Project 4 / Scene Recognition with Bag of Words

Example of a right floating element.

The first part of the Scene Recognition pipeline that I worked on was the generation of vectorized images to serve as features. I felt that this part was fairly straightforward, as all I really did was resize the image, normalize it, and then convert put all the normalized numerical value into a vector. The KNN neighbors was a bit more interesting, and I went with only one neighbor. I was able to achieve an accuracy of .522 on KNN with the bag of sifts pipeline completed, and an accuracy of .2 with just tiny nearest neighbors. The confusion matrices are shown on the left and right hand sides, respectively.

Build Vocabulary

It was taking forever to build the vocabulary at first, so I decided to keep the 200 words parameter, but randomly sample 800 out of 1500 images. That let me debug the rest of the pipeline appropriately, and I was later able to increase the amount of words and not sample images randomly. Increasing the words actually proved detrimental to the overall runtime of both the classifcation and bagging models, and the slight increase in accuracy in the classification stage simply didn't justfy it. One thing that I had issues with for a while was being able to concatenate the SIFT features appropriately. I didn't really understand their representation in the output, and I later understood that I had to concatenate the new feature matrix to the old one horizontally to be able to cluster the features appropriately at the end. I ended up settling on 6 as rapidity wasn't as necessary when just building the vocabulary, and I thought that I wouldn't be undersampling either.

Bag of Sifts

I wasn't quite sure how to begin building the histogram, as I had completely forgotten that I could use the distance function to find the closest centroid given by vocab. I tried building a KD-tree, but that ended up proving to be more confusing than I thought it'd be in the first place.

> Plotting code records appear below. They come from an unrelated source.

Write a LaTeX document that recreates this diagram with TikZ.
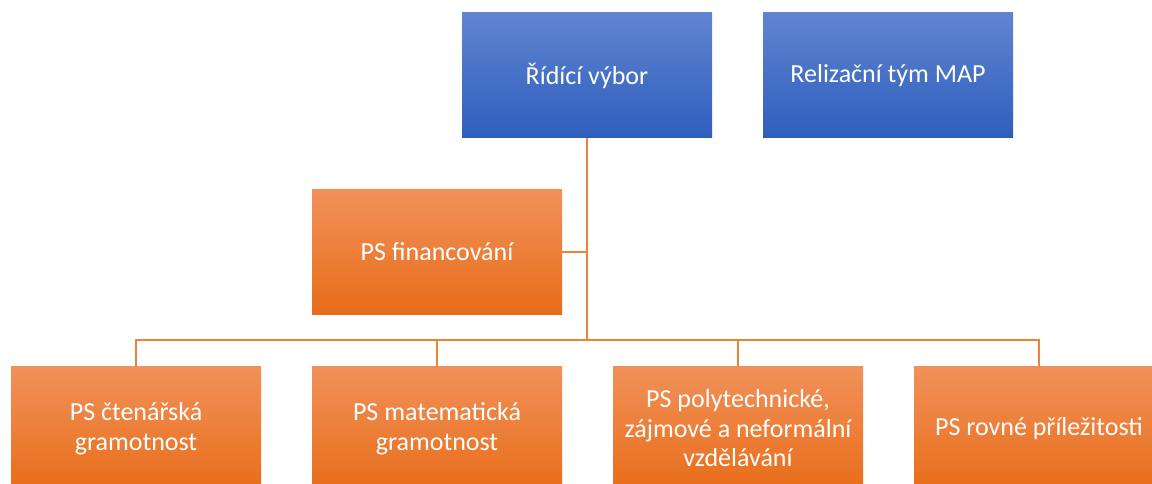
\documentclass[tikz,border=0pt]{standalone}
\usepackage{fontspec}
\setmainfont{Carlito}
\definecolor{bluetop}{HTML}{6084D0}
\definecolor{bluebot}{HTML}{2E5EBD}
\definecolor{orgtop}{HTML}{F1915A}
\definecolor{orgbot}{HTML}{E86D19}
\definecolor{linecol}{HTML}{F08236}
\begin{document}
\begin{tikzpicture}[x=1pt,y=-1pt,
  boxbase/.style={rectangle, minimum width=250pt, minimum height=125pt, inner sep=0pt,
    text=white, align=center, font=\fontsize{26pt}{29.5pt}\selectfont},
  bluebox/.style={boxbase, top color=bluetop, bottom color=bluebot},
  orgbox/.style={boxbase, top color=orgtop, bottom color=orgbot},
  conn/.style={draw=linecol, line width=1.5pt}]
\useasboundingbox (0,0) rectangle (1152,484);
\clip (0,0) rectangle (1152,484);
\node[bluebox] (rv) at (587,75.5) {Řídící výbor};
\node[bluebox] (rt) at (888,75.5) {Relizační tým MAP};
\node[orgbox] (fin) at (437,252) {PS financování};
\node[orgbox] (b1) at (136,428.5) {PS čtenářská\\gramotnost};
\node[orgbox] (b2) at (437,428.5) {PS matematická\\gramotnost};
\node[orgbox] (b3) at (738,428.5) {PS polytechnické,\\zájmové a neformální\\vzdělávání};
\node[orgbox] (b4) at (1039,428.5) {PS rovné příležitosti};
\coordinate (j) at (587,340);
\draw[conn] (rv.south) -- (j);
\draw[conn] (fin.east) -- (fin.east -| j);
\draw[conn] (b1.north) |- (j);
\draw[conn] (b2.north) |- (j);
\draw[conn] (b3.north) |- (j);
\draw[conn] (b4.north) |- (j);
\end{tikzpicture}
\end{document}
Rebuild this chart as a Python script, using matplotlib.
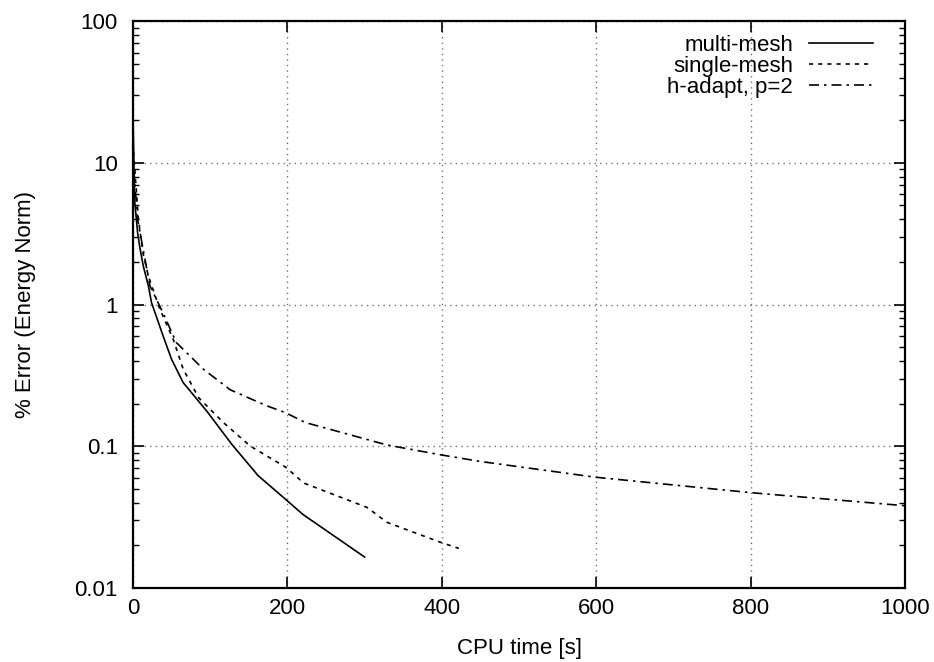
import matplotlib
matplotlib.use("Agg")
import matplotlib.pyplot as plt
from matplotlib.ticker import LogLocator, FixedLocator, NullFormatter

# data (CPU time [s], % error)
multi_t = [0.3, 2, 6, 9, 13.4, 20, 24, 39, 50, 65, 95.5, 128, 162, 198, 220, 300]
multi_e = [17, 5.5, 3.2, 2.5, 1.86, 1.35, 1.03, 0.60, 0.41, 0.281, 0.177, 0.103, 0.062, 0.042, 0.033, 0.0165]

single_t = [0.6, 7, 13, 20, 35, 52, 65, 85, 117, 152, 198, 221, 303, 329, 398, 422]
single_e = [12, 4.0, 2.3, 1.58, 0.92, 0.57, 0.35, 0.22, 0.147, 0.1, 0.071, 0.055, 0.037, 0.029, 0.021, 0.019]

hadapt_t = [1, 6, 14, 22, 39, 56, 91, 126, 173, 198, 223, 329, 398, 450, 599, 800, 1000]
hadapt_e = [9, 4.0, 2.3, 1.35, 0.87, 0.54, 0.35, 0.25, 0.193, 0.172, 0.147, 0.102, 0.087, 0.078, 0.0604, 0.047, 0.038]

x_ticks = [0, 200, 400, 600, 800, 1000]
y_ticks = [0.01, 0.1, 1, 10, 100]
y_labels = ["0.01", "0.1", "1", "10", "100"]

plt.rcParams['font.family'] = ['Liberation Sans', 'DejaVu Sans']
fs = 16

fig = plt.figure(figsize=(9.34, 6.62), dpi=100)
ax = fig.add_axes([0.1424, 0.112, 0.969 - 0.1424, 0.968 - 0.112])

ax.plot(multi_t, multi_e, color='black', lw=1.2, ls='-', label='multi-mesh')
ax.plot(single_t, single_e, color='black', lw=1.2, ls=(0, (2.5, 3)), label='single-mesh')
ax.plot(hadapt_t, hadapt_e, color='black', lw=1.2, ls=(0, (6, 3, 1.5, 3)), label='h-adapt, p=2')

ax.set_yscale('log')
ax.set_xlim(0, 1000)
ax.set_ylim(0.01, 100)

ax.xaxis.set_major_locator(FixedLocator(x_ticks))
ax.yaxis.set_major_locator(FixedLocator(y_ticks))
ax.set_yticklabels(y_labels)
ax.yaxis.set_minor_locator(LogLocator(base=10, subs=range(2, 10)))
ax.yaxis.set_minor_formatter(NullFormatter())

ax.tick_params(which='both', direction='in', top=True, right=True, labelsize=fs)
ax.tick_params(axis='y', pad=11)
ax.tick_params(axis='x', pad=7)
ax.tick_params(which='major', length=8, width=1.2)
ax.tick_params(which='minor', length=4, width=1.0)

ax.grid(True, which='major', color='0.45', ls=(0, (1, 3)), lw=1.0)

for s in ax.spines.values():
    s.set_linewidth(1.6)

ax.set_xlabel('CPU time [s]', fontsize=fs)
ax.set_ylabel('% Error (Energy Norm)', fontsize=fs)
ax.xaxis.set_label_coords(0.5, -0.089)
ax.yaxis.set_label_coords(-0.126, 0.5)

leg = ax.legend(loc='upper right', bbox_to_anchor=(0.970, 0.992), frameon=False,
                markerfirst=False, fontsize=fs, handlelength=2.9, labelspacing=0.0,
                borderaxespad=0.0, handletextpad=0.7)
for t in leg.get_texts():
    t.set_ha('right')

fig.savefig('out.png', dpi=100)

I looked at my nearest neighbors code and it suddenly clicked and I basically adapted that inside of my loop. I found that keeping 'fast' on wasn't very detrimental to the accuracy of the model. There is a time deadline, so If i didn't keep that on I'd have to increase the step sizes. When I increased those with 'fast' disabled, my accuracy was far worse when compared to the original configuration. I used a step size of 9 for the "fast" run of the SVM to yield an accuracy of 61 percent. The same was done for KNN and that yielded an accuracy of around 49%.

SVM

This is the part of the project that took me the longest, as I made a fatal mistake that held me back for hours on my SVM. I coded the algorithm for the voting correctly, but the problem was the initial confidence that I gave each SVM. I gave them a confidence of 0, so a lot of times the algorithm automatically classified something as the first label in categories. After I fixed that error, my accuracy went from around 50 percent to 64 percent. I achieved an accuracy of 64 percent with a lambda of .0001 in 8 minutes. The confusion matrix is shown in the results page.

Results

As stated in the readme, I included the detailed results for the performance of all of the algorithms in the index.html page of three, separate, appropriately named folders in this same html directory. I would have rathered included them here but I was getting some really funky as well as frustrating javascript errors.